To make a movie these days, you don't need a good idea or a top notch screenwriter.   All that's required is a decent lawyer who will negotiate the rights of the movie you want to remake or copy.

That's the case with "Creed," an overwritten and pretentious film by writer/director Ryan Coogler, who also essayed the criminally overwritten and pretentious "Fruitvale Station" of a few years back.  For this film, Coogler even brings in the Fruitvale star. Michael B. Jordan, to play the title role.   That makes two overwritten and pretentious roles for Mr. Jordan.   I sense a pattern forming.

There are some screen franchises that are better left dead and that goes for the Rocky Balboa story which went through about two dozen different movies always telling the same tale.   Coogler, after probably a lengthy negotiation with the Rocky original producers and Sylvester Stallone himself, puts his own spin out there and essentially copies the very first Rocky film to a tee.   Gee, how inventive is that?

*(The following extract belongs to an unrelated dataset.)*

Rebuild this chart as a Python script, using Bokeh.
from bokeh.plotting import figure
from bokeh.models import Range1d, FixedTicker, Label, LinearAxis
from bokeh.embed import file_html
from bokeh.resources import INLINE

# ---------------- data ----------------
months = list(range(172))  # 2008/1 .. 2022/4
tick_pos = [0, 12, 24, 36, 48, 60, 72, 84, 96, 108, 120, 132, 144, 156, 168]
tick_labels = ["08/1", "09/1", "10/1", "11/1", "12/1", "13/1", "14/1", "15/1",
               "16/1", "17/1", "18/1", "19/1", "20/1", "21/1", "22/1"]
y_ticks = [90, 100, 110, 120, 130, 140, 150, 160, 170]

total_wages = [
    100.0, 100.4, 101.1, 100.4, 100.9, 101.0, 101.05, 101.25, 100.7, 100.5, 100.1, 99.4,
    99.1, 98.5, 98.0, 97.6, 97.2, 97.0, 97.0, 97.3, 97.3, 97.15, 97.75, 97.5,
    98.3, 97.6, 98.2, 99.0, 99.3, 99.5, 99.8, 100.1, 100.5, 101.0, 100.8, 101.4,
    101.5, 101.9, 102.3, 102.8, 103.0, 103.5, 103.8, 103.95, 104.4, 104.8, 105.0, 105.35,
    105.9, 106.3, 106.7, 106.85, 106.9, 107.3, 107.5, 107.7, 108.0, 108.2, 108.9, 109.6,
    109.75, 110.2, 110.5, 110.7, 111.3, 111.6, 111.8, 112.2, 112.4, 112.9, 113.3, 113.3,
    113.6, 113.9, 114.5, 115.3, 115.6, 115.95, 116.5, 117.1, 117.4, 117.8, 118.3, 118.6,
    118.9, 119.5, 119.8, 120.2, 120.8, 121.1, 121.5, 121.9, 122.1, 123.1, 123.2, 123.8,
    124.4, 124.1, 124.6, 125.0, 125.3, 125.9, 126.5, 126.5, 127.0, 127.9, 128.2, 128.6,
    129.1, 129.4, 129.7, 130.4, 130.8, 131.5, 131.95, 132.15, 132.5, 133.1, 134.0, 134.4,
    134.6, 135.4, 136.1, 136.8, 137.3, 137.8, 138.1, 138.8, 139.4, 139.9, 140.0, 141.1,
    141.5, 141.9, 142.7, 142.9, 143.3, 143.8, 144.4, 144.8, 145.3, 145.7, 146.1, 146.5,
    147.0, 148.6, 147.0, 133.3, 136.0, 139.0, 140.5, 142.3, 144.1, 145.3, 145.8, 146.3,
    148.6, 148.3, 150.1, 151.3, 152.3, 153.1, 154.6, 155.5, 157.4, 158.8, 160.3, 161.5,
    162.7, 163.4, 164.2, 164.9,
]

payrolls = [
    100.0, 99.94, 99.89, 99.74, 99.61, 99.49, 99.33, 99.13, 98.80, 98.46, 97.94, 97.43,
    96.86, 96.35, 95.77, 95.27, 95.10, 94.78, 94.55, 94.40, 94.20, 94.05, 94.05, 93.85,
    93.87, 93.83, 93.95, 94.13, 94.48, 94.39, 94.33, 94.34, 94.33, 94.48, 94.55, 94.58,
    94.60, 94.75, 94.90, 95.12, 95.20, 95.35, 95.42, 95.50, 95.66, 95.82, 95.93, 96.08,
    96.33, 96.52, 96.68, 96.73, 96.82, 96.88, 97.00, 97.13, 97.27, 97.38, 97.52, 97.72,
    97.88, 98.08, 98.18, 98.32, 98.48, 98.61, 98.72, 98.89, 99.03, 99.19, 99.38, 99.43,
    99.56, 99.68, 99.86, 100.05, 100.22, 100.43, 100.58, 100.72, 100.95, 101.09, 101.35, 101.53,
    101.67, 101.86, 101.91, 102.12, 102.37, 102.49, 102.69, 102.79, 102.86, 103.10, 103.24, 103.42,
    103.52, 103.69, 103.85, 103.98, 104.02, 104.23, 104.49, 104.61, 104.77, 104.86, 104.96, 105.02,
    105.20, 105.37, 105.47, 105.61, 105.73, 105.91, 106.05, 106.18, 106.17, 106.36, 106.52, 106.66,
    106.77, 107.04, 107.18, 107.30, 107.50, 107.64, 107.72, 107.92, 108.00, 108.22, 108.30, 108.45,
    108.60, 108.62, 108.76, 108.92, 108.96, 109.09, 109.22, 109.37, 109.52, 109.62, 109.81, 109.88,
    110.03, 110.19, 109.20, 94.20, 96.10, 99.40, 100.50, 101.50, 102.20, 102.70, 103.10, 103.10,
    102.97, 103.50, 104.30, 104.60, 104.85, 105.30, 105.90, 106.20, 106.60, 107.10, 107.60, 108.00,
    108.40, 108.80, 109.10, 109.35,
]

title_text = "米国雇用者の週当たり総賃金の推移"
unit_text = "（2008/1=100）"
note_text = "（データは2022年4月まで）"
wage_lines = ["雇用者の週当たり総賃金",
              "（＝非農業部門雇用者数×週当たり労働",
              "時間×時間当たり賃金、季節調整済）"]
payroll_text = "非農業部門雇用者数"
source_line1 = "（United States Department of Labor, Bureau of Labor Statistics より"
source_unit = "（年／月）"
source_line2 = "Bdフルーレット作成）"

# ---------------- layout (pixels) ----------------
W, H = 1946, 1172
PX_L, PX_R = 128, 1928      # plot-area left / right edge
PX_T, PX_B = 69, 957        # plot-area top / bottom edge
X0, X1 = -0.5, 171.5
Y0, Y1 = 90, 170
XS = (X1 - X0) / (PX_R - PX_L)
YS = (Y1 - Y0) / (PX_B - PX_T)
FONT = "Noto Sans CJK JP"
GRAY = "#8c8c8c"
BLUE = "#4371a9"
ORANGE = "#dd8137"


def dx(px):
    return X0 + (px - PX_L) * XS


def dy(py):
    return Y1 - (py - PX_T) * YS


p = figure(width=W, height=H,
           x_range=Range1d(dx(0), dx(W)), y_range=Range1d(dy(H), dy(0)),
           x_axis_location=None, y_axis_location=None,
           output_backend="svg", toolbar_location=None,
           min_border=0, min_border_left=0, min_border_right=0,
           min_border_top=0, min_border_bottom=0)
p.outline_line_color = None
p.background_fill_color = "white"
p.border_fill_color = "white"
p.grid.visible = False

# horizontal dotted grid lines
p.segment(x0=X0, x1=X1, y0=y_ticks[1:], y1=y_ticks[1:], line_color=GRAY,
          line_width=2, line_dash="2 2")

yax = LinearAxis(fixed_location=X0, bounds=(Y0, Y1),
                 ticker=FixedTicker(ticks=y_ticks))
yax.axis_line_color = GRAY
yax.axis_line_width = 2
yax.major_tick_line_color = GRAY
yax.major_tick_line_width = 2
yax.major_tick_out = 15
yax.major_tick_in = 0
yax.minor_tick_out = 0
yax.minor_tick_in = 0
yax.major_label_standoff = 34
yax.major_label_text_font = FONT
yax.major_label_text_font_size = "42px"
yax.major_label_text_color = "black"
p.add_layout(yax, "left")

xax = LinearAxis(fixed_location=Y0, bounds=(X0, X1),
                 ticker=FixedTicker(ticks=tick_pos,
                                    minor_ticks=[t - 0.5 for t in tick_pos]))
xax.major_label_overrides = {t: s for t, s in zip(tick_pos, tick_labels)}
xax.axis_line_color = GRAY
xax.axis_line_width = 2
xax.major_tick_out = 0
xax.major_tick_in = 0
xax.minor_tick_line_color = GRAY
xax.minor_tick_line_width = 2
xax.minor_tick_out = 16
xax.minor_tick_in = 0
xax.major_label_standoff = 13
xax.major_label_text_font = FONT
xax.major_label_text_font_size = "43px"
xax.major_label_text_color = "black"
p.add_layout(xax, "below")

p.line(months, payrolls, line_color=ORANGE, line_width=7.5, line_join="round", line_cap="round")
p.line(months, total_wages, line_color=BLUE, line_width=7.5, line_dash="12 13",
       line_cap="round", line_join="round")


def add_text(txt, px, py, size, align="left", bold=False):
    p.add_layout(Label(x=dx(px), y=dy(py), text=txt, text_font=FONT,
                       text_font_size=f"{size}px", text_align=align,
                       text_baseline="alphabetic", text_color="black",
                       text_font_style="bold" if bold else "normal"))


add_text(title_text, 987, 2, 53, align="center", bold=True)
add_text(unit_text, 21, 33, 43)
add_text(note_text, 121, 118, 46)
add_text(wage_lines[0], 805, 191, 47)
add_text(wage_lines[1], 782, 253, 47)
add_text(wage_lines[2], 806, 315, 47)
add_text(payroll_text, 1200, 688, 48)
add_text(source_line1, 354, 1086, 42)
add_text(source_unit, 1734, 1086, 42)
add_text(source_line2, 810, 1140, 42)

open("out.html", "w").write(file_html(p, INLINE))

This time, it's the son of Rocky opponent Apollo Creed, who died somewhere between Rocky 2 and Rocky 17.  Adonis Creed never got to meet his dad and wants to now follow in his footsteps in an attempt to know his father.   In the interim, he was raised by his mother played here by Phylicia Rashad.  Frankly, if she's going to be in a movie, I want it to be a documentary where she tells us what she saw during all those years working with Bill Cosby.   But that's just me.

Well, anyway, Creed goes to Philadelphia, which is still apparently the place to go for either a cheese steak sandwich or for boxing lessons.  He looks up Dad's opponent, Rocky Balboa, who is certainly easy to find.  He's either in his Italian restaurant or at the cemetery talking to the tombstones of dead wife Adrian or dead brother-in-law Paulie.  Creed wants Rocky to train him and, at this point, we start to pick up the old Rocky scripts verbatim.  For those six of you who care, it's all here.   The chicken chasing.  The early morning training to the old Bill Conti music.  Even the musical cues are the same.   There's not one clever or original moment in this mess and Coogler should rename his production company Lazytown Films.  It's just that uninspired.

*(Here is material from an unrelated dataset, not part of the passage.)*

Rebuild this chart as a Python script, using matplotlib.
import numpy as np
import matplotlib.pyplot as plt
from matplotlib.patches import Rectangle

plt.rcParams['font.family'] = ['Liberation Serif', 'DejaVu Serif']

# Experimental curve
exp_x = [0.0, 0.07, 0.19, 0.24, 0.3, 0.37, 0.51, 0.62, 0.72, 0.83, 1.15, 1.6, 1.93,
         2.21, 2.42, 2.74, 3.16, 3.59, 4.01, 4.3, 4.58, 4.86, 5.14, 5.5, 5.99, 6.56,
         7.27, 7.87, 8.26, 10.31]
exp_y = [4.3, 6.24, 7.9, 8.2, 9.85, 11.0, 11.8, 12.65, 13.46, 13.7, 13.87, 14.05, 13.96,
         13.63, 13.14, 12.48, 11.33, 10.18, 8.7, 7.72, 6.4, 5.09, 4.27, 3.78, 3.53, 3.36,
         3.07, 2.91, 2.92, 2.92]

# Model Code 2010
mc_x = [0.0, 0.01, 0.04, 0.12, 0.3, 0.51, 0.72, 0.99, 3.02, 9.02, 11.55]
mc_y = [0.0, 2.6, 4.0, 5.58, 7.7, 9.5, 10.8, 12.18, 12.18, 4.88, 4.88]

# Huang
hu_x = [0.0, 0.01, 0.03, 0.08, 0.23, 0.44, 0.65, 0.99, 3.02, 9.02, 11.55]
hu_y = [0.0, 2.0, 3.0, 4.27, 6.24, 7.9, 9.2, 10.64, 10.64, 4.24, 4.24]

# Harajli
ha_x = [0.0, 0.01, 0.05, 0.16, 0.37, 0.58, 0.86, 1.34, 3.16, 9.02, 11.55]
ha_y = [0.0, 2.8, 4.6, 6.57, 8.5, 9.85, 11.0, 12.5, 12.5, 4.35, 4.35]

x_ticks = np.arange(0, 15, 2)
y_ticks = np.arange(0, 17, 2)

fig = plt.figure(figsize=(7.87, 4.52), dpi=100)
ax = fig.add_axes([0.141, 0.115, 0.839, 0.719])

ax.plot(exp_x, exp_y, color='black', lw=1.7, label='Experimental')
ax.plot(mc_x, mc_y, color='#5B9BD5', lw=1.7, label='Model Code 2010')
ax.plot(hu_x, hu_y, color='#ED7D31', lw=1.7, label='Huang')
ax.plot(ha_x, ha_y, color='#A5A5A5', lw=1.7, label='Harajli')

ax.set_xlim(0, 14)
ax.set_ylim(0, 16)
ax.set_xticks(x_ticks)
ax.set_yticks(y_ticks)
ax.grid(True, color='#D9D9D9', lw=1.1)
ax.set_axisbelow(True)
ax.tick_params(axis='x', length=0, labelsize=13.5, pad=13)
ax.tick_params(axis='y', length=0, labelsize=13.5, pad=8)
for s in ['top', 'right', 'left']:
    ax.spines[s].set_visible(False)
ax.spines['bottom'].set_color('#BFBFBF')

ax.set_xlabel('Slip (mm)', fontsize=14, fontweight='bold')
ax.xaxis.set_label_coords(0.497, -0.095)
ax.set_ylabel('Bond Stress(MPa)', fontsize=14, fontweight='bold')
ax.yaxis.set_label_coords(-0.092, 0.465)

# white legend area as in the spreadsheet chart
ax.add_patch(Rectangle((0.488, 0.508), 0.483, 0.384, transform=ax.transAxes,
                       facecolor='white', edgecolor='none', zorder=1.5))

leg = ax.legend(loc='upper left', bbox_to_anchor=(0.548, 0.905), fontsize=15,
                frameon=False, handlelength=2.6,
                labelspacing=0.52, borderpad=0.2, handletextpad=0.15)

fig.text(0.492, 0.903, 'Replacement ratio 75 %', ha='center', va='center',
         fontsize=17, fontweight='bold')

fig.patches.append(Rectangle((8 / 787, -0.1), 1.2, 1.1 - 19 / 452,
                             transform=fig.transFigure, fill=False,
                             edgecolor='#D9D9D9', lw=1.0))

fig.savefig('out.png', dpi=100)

There are plot turns in this swill that you can see coming several reels in advance.  And you're almost tempted to talk along with the dialogue as if it's one of those "Grease" sing-along nights.   You're amused by the familiarity of it all but, at the same time, appalled that something so trite and hackneyed could get a greenlight.

That said, there's something ghoulishly entertaining about seeing Stallone putting on the Rocky hat one more time.   He certainly knows this part by now and, as a lifetime tribute, wound up with an Oscar nomination for his work. Let's just hope that he stops here.   We don't want to see a reboot of an eighty-year-old Rambo battling ISIS when the terror organization takes over Bingo night down at the senior home.

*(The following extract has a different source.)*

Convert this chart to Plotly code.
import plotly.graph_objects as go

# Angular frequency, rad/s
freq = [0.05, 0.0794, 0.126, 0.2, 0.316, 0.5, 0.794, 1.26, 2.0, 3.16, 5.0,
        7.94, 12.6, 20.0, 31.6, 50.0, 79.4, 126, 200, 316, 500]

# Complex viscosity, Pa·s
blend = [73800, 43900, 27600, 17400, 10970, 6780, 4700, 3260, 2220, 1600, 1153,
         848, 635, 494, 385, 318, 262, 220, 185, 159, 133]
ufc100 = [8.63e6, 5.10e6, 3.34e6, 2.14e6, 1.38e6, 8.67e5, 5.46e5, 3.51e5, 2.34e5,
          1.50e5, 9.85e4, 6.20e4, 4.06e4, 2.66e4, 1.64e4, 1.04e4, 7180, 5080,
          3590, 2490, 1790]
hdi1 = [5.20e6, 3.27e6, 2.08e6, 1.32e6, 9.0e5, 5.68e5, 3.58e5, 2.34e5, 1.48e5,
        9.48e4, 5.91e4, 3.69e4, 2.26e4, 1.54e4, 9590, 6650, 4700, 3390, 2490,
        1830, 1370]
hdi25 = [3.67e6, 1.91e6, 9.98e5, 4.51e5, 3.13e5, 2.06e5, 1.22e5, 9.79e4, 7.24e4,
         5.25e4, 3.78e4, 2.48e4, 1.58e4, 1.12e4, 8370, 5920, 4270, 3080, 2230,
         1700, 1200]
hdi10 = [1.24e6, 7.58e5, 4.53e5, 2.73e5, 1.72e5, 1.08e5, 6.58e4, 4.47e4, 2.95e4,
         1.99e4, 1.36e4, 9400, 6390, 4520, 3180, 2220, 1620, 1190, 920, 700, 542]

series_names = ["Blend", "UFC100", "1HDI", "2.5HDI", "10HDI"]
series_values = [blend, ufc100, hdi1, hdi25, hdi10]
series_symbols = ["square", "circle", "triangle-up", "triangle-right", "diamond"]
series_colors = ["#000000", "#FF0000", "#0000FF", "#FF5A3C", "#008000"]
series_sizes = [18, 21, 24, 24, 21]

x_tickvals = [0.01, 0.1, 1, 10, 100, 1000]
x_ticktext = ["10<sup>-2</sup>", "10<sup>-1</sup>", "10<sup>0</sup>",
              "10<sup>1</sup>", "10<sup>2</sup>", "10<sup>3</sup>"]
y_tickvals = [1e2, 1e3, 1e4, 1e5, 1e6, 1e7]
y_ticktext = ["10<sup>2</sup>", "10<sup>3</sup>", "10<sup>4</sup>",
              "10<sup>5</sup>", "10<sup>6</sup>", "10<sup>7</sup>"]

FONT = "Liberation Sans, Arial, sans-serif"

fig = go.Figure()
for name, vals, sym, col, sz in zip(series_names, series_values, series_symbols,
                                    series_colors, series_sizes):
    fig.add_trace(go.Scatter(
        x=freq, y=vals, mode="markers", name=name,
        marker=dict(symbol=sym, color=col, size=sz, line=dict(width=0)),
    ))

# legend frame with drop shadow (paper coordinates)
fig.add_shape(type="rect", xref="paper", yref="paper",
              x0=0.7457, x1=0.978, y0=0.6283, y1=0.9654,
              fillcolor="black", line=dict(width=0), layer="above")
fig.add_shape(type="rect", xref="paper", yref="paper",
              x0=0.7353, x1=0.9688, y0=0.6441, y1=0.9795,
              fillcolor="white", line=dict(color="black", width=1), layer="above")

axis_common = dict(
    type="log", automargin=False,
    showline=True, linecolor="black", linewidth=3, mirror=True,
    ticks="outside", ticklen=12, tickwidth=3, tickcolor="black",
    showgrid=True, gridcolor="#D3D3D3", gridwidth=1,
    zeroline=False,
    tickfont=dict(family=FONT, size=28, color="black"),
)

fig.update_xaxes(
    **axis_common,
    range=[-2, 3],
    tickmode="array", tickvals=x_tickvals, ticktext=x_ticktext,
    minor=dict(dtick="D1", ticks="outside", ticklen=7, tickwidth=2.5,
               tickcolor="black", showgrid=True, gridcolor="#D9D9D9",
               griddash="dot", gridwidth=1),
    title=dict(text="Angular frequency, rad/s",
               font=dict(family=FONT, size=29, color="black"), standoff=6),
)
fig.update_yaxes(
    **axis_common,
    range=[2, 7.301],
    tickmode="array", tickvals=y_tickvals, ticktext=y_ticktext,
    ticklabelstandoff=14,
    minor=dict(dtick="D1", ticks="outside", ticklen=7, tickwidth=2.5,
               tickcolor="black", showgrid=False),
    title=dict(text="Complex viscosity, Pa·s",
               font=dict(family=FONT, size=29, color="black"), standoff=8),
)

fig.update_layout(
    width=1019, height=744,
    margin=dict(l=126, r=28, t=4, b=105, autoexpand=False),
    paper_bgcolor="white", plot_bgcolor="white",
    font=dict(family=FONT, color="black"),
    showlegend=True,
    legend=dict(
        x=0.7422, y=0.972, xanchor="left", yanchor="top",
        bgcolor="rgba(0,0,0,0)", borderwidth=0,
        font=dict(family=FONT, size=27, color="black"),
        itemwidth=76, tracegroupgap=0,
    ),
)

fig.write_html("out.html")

Trust me.  "Creed" is not worth your time.   The people to get truly knocked out is the audience.   And you could do that yourself at home by repeatedly hitting yourself in the forehead with a meat tenderizer.   You better off watching your "Rocky" DVD.

Or, on second thought, you might want to skip that, too.

LEN'S RATING:  Two-and-a-half stars.

Dinner last night:  Had a big lunch, so just a sandwich and salad.